Let’s take an example. If the name of your church is Springs of Grace and you use that in the page title, what kind of search ranking do you think you’ll get if someone searches for “Christian Church”. Honestly, while the name gives a Christian a nice picture of mercy and forgiveness, to a search engine it might as well be a girl’s water fountain. I don’t mean to upset anyone–that’s just reality. To really be effective, you’d want those key words and church location in the title–“Christian Church in Colorado Springs” for example.

The Page Description

Hidden in a section of the page that visitors don’t see can be a description meta tag. The beauty of this tag is that if formatted properly, search engines will display it instead of whatever text they find first on the page. So remember that paragraph we talked about last time–the one that defines your church. Now you need to boil that down even further for the page description. The biggest obstacle, other than finding the words to begin with, will be the length. Like the page title, search engines limit the size of the description. In this case, 160 characters. Honestly, that’s not much for describing your church for its home page. But that’s all you have.

Watch out though, some punctuation and special characters will cause the whole description to be ignored.

Search Engines Like Page Consistency

Now before you decide you have exactly what you need, you also need to consider how it all works together. While you can do virtually anything on your website that makes sense to you, search engines aren’t so forgiving. They look at the page as a whole–the title, the description, the headings, and the text. And they don’t just take the words and index them–though they do that. They also compare what is in each element of the page. Having the same words and phrases in the title, description, headings, and text makes your page rank higher when those words and phrases are searched for.

So I’m going to expand my earlier example, while knowing virtually nothing about the church except it’s pastor. To make our website home page rank higher, we might compose it like this:

Title: Christian Community Church in Colorado Springs

Description: Springs of Grace is a Christian church in the community of Colorado Springs. We emphasize mercy, forgiveness and grace, celebrating the love God has for us all.

Heading: What Is Springs of Grace?

Springs of Grace is a Christian church serving Colorado Springs and surrounding communities. Our mission is to share the love of God for everyone. Our teaching is Bible-based and emphasizes mercy and forgiveness, helping our member to be free from their past to move toward the future God has planned for them.

That Seems Like a Lot of Work

I didn’t claim to have an easy approach to setting up a website. But if you want your website to be more than directions for those people who find it through our church locator on the gci.org website or a business card that you personally handed out, than you really have to do the work. Your website is essentially free advertising for your church. It’s free in the sense you don’t have to pay anything to have it running. It does take work to get the information on it right so it will be an effective marketing tool.
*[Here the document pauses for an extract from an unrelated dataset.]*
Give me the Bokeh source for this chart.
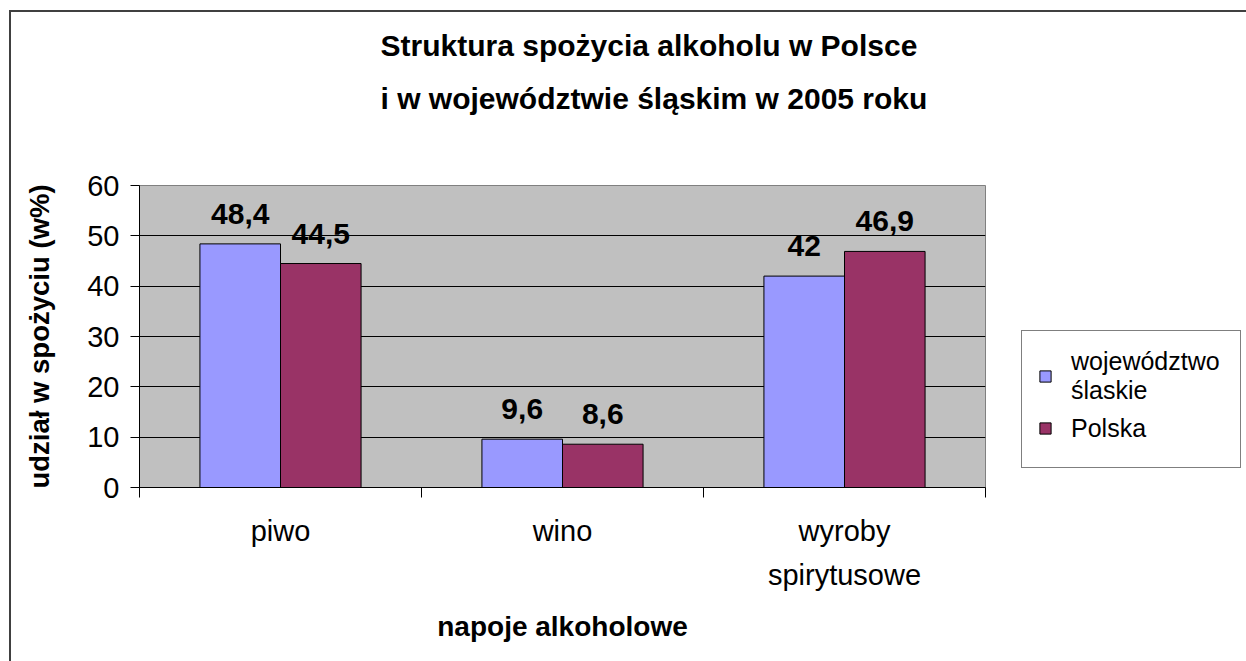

The people at “Javascript Kit” have a nice cut and paste character counter here http://www.javascriptkit.com/script/script2/charcount.shtml that you can use to see how long your title and description are. It beats hand-counting the characters yourself.

And if you run WordPress on your website, you’ll need a plugin like SEO Ultimate in order to fill in the page title and description. Besides the title and description, most of the other SEO Ultimate settings aren’t that useful.